Yes, I noticed it as well. Font for the preformatted text changed recently (since one - two weeks). I assumed some change was deployed to the default style.
Ok thank you for this information about clashing
. Please do understand that there were no issues previously with same monitor setup and WCAG Dark theme displaying slightly visible code tags. When logging into openSUSE forums it appears as though the forums then dictate from choice of theme set how to display more so than Firefox backgrounds here which have been left to default white.
-Greatest Hopes
@arvidjaar The quote provided in post #12 looks correct to me when using WCAG Dark theme here. It displays a dark grey colored context box with white text and a black background highlights the preformatted text.
@hcvv the quote you shared in post #4 looks different from arvidjaars. It features a white context box containing black text. A barely visible grey preformatted text background highlight’s xrandr --verbose
.
That is what I see all the time (including this one ↑ and on all other posts of this forum).
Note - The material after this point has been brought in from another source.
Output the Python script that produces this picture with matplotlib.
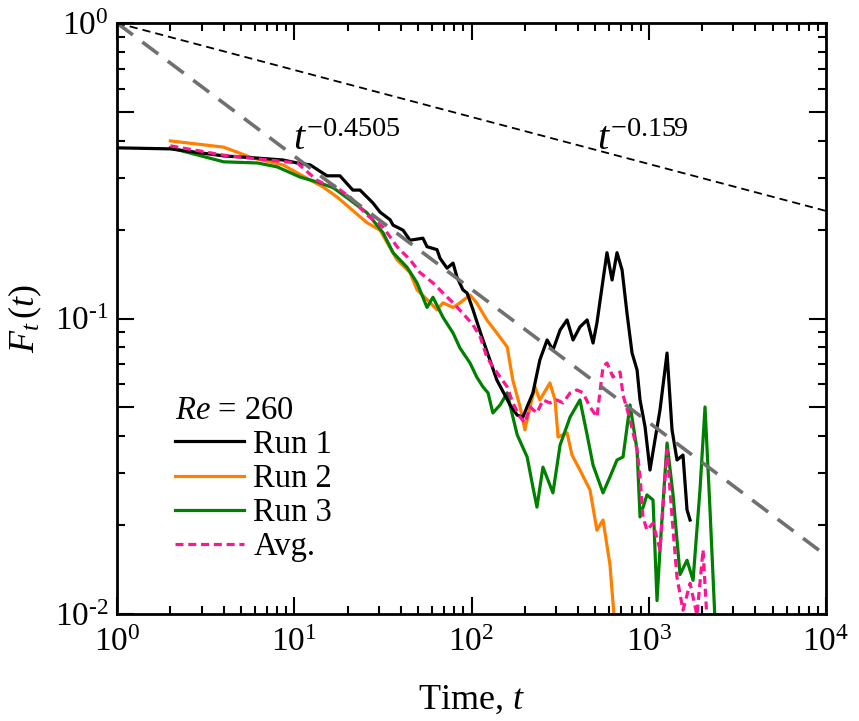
import numpy as np
import matplotlib
matplotlib.use('Agg')
import matplotlib.pyplot as plt
from matplotlib.ticker import LogLocator, NullFormatter

plt.rcParams['font.family'] = ['Liberation Serif', 'DejaVu Serif']
plt.rcParams['mathtext.fontset'] = 'custom'
plt.rcParams['mathtext.rm'] = 'Liberation Serif'
plt.rcParams['mathtext.it'] = 'Liberation Serif:italic'
plt.rcParams['mathtext.bf'] = 'Liberation Serif:bold'

# Run 1 (black)
t_run1 = [1, 2, 4, 6.2, 8.6, 10.4, 12.3, 15.3, 18.1, 21.4, 23.5, 27.8, 30.5, 34.7, 36.1,
          41.1, 45, 53.2, 56.1, 63.9, 66.4, 72.8, 78.7, 82.8, 89.5, 94.4, 102, 112, 127,
          139, 151, 165, 181, 195, 208, 222, 243, 267, 288, 316, 346, 374, 409, 449, 485,
          510, 552, 581, 621, 662, 707, 754, 805, 859, 893, 953, 1016, 1084, 1157, 1268,
          1353, 1443, 1560, 1644, 1710]
F_run1 = [0.378, 0.375, 0.355, 0.349, 0.344, 0.336, 0.331, 0.304, 0.304, 0.272, 0.272,
          0.246, 0.229, 0.216, 0.207, 0.199, 0.184, 0.187, 0.175, 0.171, 0.160, 0.148,
          0.154, 0.138, 0.125, 0.122, 0.107, 0.090, 0.0724, 0.0619, 0.0564, 0.0510,
          0.0471, 0.0464, 0.0510, 0.0560, 0.0724, 0.0846, 0.0782, 0.0914, 0.0989, 0.0846,
          0.0936, 0.0989, 0.0826, 0.0966, 0.135, 0.167, 0.135, 0.167, 0.146, 0.104,
          0.0764, 0.0670, 0.0530, 0.0430, 0.0307, 0.0388, 0.0490, 0.0764, 0.0420,
          0.0332, 0.0345, 0.0225, 0.0208]

# Run 2 (orange)
t_run2 = [2, 4, 5.85, 8.64, 12.3, 14.5, 17.4, 18.8, 25.7, 30.5, 38, 45, 49.3, 56.1, 63.9,
          69, 78.7, 86.1, 98.1, 107, 122, 139, 159, 171, 188, 200, 214, 228, 243, 277,
          296, 308, 346, 369, 409, 466, 510, 552, 604, 640]
F_run2 = [0.399, 0.380, 0.349, 0.331, 0.294, 0.279, 0.258, 0.248, 0.211, 0.199, 0.158,
          0.143, 0.125, 0.116, 0.107, 0.113, 0.109, 0.113, 0.120, 0.113, 0.0989, 0.0893,
          0.0801, 0.0619, 0.0502, 0.0420, 0.0502, 0.0587, 0.0530, 0.0605, 0.0530,
          0.0397, 0.0410, 0.0345, 0.0307, 0.0263, 0.0192, 0.0208, 0.0147, 0.0095]

# Run 3 (green)
t_run3 = [2, 4, 6.2, 8.0, 10.8, 13.4, 16.6, 20.6, 25.7, 31.7, 36.1, 43.3, 49.3, 56.1,
          60.6, 69, 78.7, 86.1, 98.1, 107, 116, 124, 132, 145, 159, 169, 181, 206, 222,
          234, 253, 288, 316, 360, 409, 449, 485, 552, 604, 662, 716, 784, 859, 893, 977,
          1057, 1113, 1157, 1268, 1371, 1501, 1644, 1778, 1945, 2077, 2216, 2365]
F_run3 = [0.378, 0.339, 0.336, 0.326, 0.301, 0.290, 0.277, 0.252, 0.228, 0.195, 0.167,
          0.149, 0.132, 0.109, 0.118, 0.101, 0.0893, 0.0794, 0.0707, 0.0634, 0.0587,
          0.0560, 0.0479, 0.0510, 0.0560, 0.0479, 0.0404, 0.0340, 0.0269, 0.0230,
          0.0314, 0.0257, 0.0373, 0.0464, 0.0530, 0.0404, 0.0319, 0.0257, 0.0291,
          0.0332, 0.0340, 0.0510, 0.0359, 0.0213, 0.0253, 0.0243, 0.0111, 0.0165,
          0.0379, 0.0253, 0.0136, 0.0152, 0.0130, 0.0263, 0.0502, 0.0225, 0.0095]

# Average (pink dashed)
t_avg = [2, 4, 6.17, 10.4, 13.4, 14.5, 16.6, 18.8, 20.6, 25.7, 31.7, 38, 45, 51.2, 60.6,
         69, 78.7, 89.5, 102, 112, 122, 132, 145, 159, 171, 188, 200, 214, 234, 253, 277,
         303, 328, 360, 394, 426, 466, 510, 552, 581, 628, 689, 716, 784, 859, 893, 928,
         977, 1057, 1157, 1268, 1353, 1443, 1560, 1710, 1871, 2024, 2132]
F_avg = [0.384, 0.357, 0.347, 0.336, 0.294, 0.287, 0.283, 0.268, 0.258, 0.224, 0.204,
         0.175, 0.158, 0.143, 0.132, 0.122, 0.113, 0.104, 0.0951, 0.0866, 0.0741, 0.0686,
         0.0634, 0.0587, 0.0518, 0.0464, 0.0443, 0.0502, 0.0479, 0.0530, 0.0518, 0.0530,
         0.0518, 0.0560, 0.0573, 0.0560, 0.0502, 0.0464, 0.0686, 0.0707, 0.0634, 0.0659,
         0.0551, 0.0454, 0.0359, 0.0291, 0.0213, 0.0192, 0.0203, 0.0165, 0.0359, 0.0213,
         0.0133, 0.0103, 0.0127, 0.0099, 0.0165, 0.0095]

# power-law guides
guide_t = np.array([1, 1e4])
slope_fast = 0.4505
slope_slow = 0.159

x_ticks = [1, 10, 100, 1000, 10000]
x_tick_labels = ['$10^{0}$', '$10^{1}$', '$10^{2}$', '$10^{3}$', '$10^{4}$']
y_ticks = [0.01, 0.05, 0.1, 0.5, 1]
y_tick_labels = ['$10^{\u20102}$', '', '$10^{\u20101}$', '', '$10^{0}$']

fig = plt.figure(figsize=(8.59, 7.21), dpi=100)
ax = fig.add_axes([0.1362, 0.1484, 0.8254, 0.8197])

l2, = ax.plot(t_run2, F_run2, color='#ff8000', lw=2.3, label='Run 2')
l3, = ax.plot(t_run3, F_run3, color='#008000', lw=2.3, label='Run 3')
l1, = ax.plot(t_run1, F_run1, color='black', lw=2.3, label='Run 1')
l4, = ax.plot(t_avg, F_avg, color='#ff1493', lw=2.3, ls='--', dashes=(2.5, 1.5), label='Avg.')

ax.plot(guide_t, guide_t ** -slope_fast, color='#707070', lw=2.6, ls='--', dashes=(5.5, 3.3))
ax.plot(guide_t, guide_t ** -slope_slow, color='black', lw=1.3, ls='--', dashes=(4.5, 2.8))

ax.text(9.8, 0.372, r'$t^{-0.4505}$', fontsize=29, ha='left', va='baseline')
ax.text(511, 0.372, r'$t^{-0.159}$', fontsize=29, ha='left', va='baseline')

ax.set_xscale('log')
ax.set_yscale('log')
ax.set_xlim(1, 1e4)
ax.set_ylim(0.01, 1)

ax.set_xticks(x_ticks, x_tick_labels)
ax.set_yticks(y_ticks, y_tick_labels)
ax.xaxis.set_minor_locator(LogLocator(base=10, subs=np.arange(2, 10), numticks=20))
ax.yaxis.set_minor_locator(LogLocator(base=10, subs=(2, 3, 4, 6, 7, 8, 9), numticks=20))
ax.xaxis.set_minor_formatter(NullFormatter())
ax.yaxis.set_minor_formatter(NullFormatter())
ax.tick_params(which='both', direction='in', top=True, right=True, width=1.5)
ax.tick_params(which='major', length=12, labelsize=24)
ax.tick_params(axis='x', which='major', pad=10)
ax.tick_params(axis='y', which='major', pad=6)
ax.tick_params(which='minor', length=6)
for s in ax.spines.values():
    s.set_linewidth(2)

ax.set_xlabel('Time, $t$', fontsize=26, labelpad=18)
ax.set_ylabel(r'$F_t\,(t)$', fontsize=26, labelpad=8)

leg = ax.legend(handles=[l1, l2, l3, l4], title=r'$Re$ = 260', loc='upper left',
                bbox_to_anchor=(0.082, 0.37), frameon=False, fontsize=23.5,
                title_fontsize=23.5, alignment='left', handlelength=2.1,
                handletextpad=0.3, labelspacing=0.11, borderpad=0, borderaxespad=0)

fig.savefig('out.png', dpi=100)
Well, I do not see what you see: my image in grey. Probably used the wrong way of posting. Will try again:
To explain, I used Spectacle to make a screen shot. It is a PNG file with clear white (ffffff
) background. The background colour of the fixed font is f0f0f0
.
I then added that PNF file by dragging into the post editor. I assume that is then handled as an image ad thus no changes are made to any colours in it. I hope you now see a whie background.
EDIT
Strange thing is that your screenshots are showing a “hand” cursor and are clickable, while mine above isn’t.
Communication about background colours does not seem to be easy
Yes, I see white background in post #17 and understand more now of how that screenshot came to be.
@hcvv PNG screenshot test from here.